** start of RAW DATA **

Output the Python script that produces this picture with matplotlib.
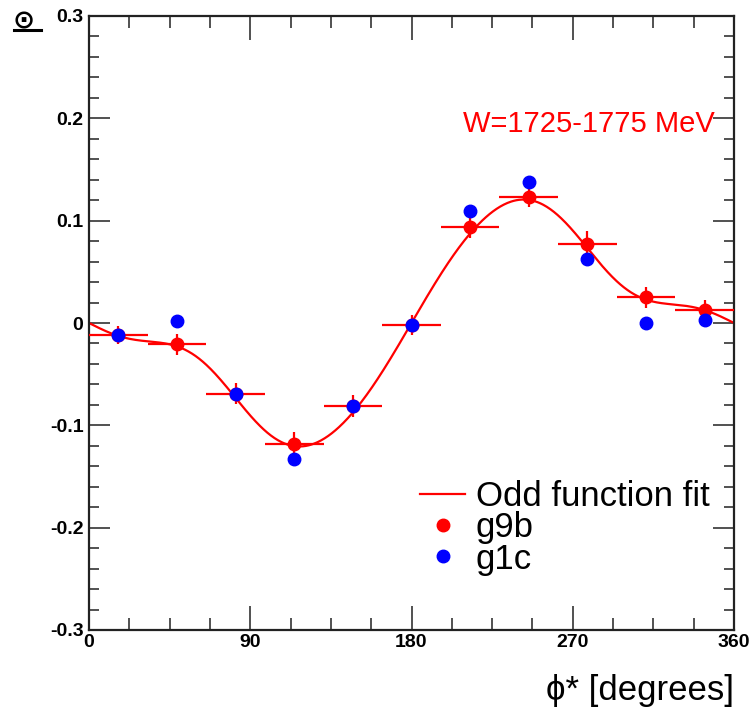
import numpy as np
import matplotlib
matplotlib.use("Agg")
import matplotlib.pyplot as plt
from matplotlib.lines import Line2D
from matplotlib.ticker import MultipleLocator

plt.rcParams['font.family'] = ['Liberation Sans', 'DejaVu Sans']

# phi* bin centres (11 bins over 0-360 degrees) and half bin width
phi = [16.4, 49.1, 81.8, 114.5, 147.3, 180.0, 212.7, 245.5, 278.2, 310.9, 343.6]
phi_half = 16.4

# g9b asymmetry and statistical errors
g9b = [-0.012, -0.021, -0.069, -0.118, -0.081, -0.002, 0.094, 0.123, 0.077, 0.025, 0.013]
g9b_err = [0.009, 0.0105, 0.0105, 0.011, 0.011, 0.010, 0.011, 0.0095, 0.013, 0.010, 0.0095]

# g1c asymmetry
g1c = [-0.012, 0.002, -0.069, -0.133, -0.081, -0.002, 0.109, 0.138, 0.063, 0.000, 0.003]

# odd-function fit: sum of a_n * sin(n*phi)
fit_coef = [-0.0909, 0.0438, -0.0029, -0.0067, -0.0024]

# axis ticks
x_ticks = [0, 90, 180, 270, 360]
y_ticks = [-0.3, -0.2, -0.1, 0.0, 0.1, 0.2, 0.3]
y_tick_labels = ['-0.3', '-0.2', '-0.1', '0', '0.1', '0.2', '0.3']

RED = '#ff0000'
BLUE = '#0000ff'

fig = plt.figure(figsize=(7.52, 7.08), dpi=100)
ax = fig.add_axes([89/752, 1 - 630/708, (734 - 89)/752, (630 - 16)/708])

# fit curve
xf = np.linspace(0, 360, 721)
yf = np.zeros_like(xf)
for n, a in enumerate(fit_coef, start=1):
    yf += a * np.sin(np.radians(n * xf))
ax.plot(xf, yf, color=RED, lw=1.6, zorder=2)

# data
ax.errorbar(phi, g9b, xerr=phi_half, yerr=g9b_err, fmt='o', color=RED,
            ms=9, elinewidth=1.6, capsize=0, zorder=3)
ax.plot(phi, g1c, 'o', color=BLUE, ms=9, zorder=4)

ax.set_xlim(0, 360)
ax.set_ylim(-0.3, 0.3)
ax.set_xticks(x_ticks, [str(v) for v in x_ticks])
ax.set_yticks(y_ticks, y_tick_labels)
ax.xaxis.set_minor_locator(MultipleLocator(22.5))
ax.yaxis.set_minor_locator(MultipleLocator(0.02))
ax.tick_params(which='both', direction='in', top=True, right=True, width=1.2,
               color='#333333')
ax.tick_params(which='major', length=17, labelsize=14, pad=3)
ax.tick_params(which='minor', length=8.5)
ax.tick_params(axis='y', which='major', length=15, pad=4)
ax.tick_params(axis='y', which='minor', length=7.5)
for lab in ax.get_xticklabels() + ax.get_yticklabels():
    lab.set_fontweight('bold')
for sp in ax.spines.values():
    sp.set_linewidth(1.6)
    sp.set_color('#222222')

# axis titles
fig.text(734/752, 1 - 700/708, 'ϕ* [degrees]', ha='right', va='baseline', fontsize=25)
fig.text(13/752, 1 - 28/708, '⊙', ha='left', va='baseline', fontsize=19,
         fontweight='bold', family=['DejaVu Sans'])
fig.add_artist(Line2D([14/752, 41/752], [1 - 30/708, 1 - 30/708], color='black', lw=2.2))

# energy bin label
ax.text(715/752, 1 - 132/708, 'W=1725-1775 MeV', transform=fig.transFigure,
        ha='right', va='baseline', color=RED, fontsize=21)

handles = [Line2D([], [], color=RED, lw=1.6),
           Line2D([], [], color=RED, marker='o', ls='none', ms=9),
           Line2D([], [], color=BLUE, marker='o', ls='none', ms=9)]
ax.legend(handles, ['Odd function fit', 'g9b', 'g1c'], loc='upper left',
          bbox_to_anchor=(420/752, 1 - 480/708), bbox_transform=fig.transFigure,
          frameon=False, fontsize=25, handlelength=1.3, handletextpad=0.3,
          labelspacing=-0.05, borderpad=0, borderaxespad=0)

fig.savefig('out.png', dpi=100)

** end of RAW DATA **

- [TASK TO CARRY OUT]
Copy every line of the data exactly as written, excluding the pictures.

- [ANSWER TO THE PROBLEM]
Output the Python script that produces this picture with matplotlib.
import numpy as np
import matplotlib
matplotlib.use("Agg")
import matplotlib.pyplot as plt
from matplotlib.lines import Line2D
from matplotlib.ticker import MultipleLocator

plt.rcParams['font.family'] = ['Liberation Sans', 'DejaVu Sans']

# phi* bin centres (11 bins over 0-360 degrees) and half bin width
phi = [16.4, 49.1, 81.8, 114.5, 147.3, 180.0, 212.7, 245.5, 278.2, 310.9, 343.6]
phi_half = 16.4

# g9b asymmetry and statistical errors
g9b = [-0.012, -0.021, -0.069, -0.118, -0.081, -0.002, 0.094, 0.123, 0.077, 0.025, 0.013]
g9b_err = [0.009, 0.0105, 0.0105, 0.011, 0.011, 0.010, 0.011, 0.0095, 0.013, 0.010, 0.0095]

# g1c asymmetry
g1c = [-0.012, 0.002, -0.069, -0.133, -0.081, -0.002, 0.109, 0.138, 0.063, 0.000, 0.003]

# odd-function fit: sum of a_n * sin(n*phi)
fit_coef = [-0.0909, 0.0438, -0.0029, -0.0067, -0.0024]

# axis ticks
x_ticks = [0, 90, 180, 270, 360]
y_ticks = [-0.3, -0.2, -0.1, 0.0, 0.1, 0.2, 0.3]
y_tick_labels = ['-0.3', '-0.2', '-0.1', '0', '0.1', '0.2', '0.3']

RED = '#ff0000'
BLUE = '#0000ff'

fig = plt.figure(figsize=(7.52, 7.08), dpi=100)
ax = fig.add_axes([89/752, 1 - 630/708, (734 - 89)/752, (630 - 16)/708])

# fit curve
xf = np.linspace(0, 360, 721)
yf = np.zeros_like(xf)
for n, a in enumerate(fit_coef, start=1):
    yf += a * np.sin(np.radians(n * xf))
ax.plot(xf, yf, color=RED, lw=1.6, zorder=2)

# data
ax.errorbar(phi, g9b, xerr=phi_half, yerr=g9b_err, fmt='o', color=RED,
            ms=9, elinewidth=1.6, capsize=0, zorder=3)
ax.plot(phi, g1c, 'o', color=BLUE, ms=9, zorder=4)

ax.set_xlim(0, 360)
ax.set_ylim(-0.3, 0.3)
ax.set_xticks(x_ticks, [str(v) for v in x_ticks])
ax.set_yticks(y_ticks, y_tick_labels)
ax.xaxis.set_minor_locator(MultipleLocator(22.5))
ax.yaxis.set_minor_locator(MultipleLocator(0.02))
ax.tick_params(which='both', direction='in', top=True, right=True, width=1.2,
               color='#333333')
ax.tick_params(which='major', length=17, labelsize=14, pad=3)
ax.tick_params(which='minor', length=8.5)
ax.tick_params(axis='y', which='major', length=15, pad=4)
ax.tick_params(axis='y', which='minor', length=7.5)
for lab in ax.get_xticklabels() + ax.get_yticklabels():
    lab.set_fontweight('bold')
for sp in ax.spines.values():
    sp.set_linewidth(1.6)
    sp.set_color('#222222')

# axis titles
fig.text(734/752, 1 - 700/708, 'ϕ* [degrees]', ha='right', va='baseline', fontsize=25)
fig.text(13/752, 1 - 28/708, '⊙', ha='left', va='baseline', fontsize=19,
         fontweight='bold', family=['DejaVu Sans'])
fig.add_artist(Line2D([14/752, 41/752], [1 - 30/708, 1 - 30/708], color='black', lw=2.2))

# energy bin label
ax.text(715/752, 1 - 132/708, 'W=1725-1775 MeV', transform=fig.transFigure,
        ha='right', va='baseline', color=RED, fontsize=21)

handles = [Line2D([], [], color=RED, lw=1.6),
           Line2D([], [], color=RED, marker='o', ls='none', ms=9),
           Line2D([], [], color=BLUE, marker='o', ls='none', ms=9)]
ax.legend(handles, ['Odd function fit', 'g9b', 'g1c'], loc='upper left',
          bbox_to_anchor=(420/752, 1 - 480/708), bbox_transform=fig.transFigure,
          frameon=False, fontsize=25, handlelength=1.3, handletextpad=0.3,
          labelspacing=-0.05, borderpad=0, borderaxespad=0)

fig.savefig('out.png', dpi=100)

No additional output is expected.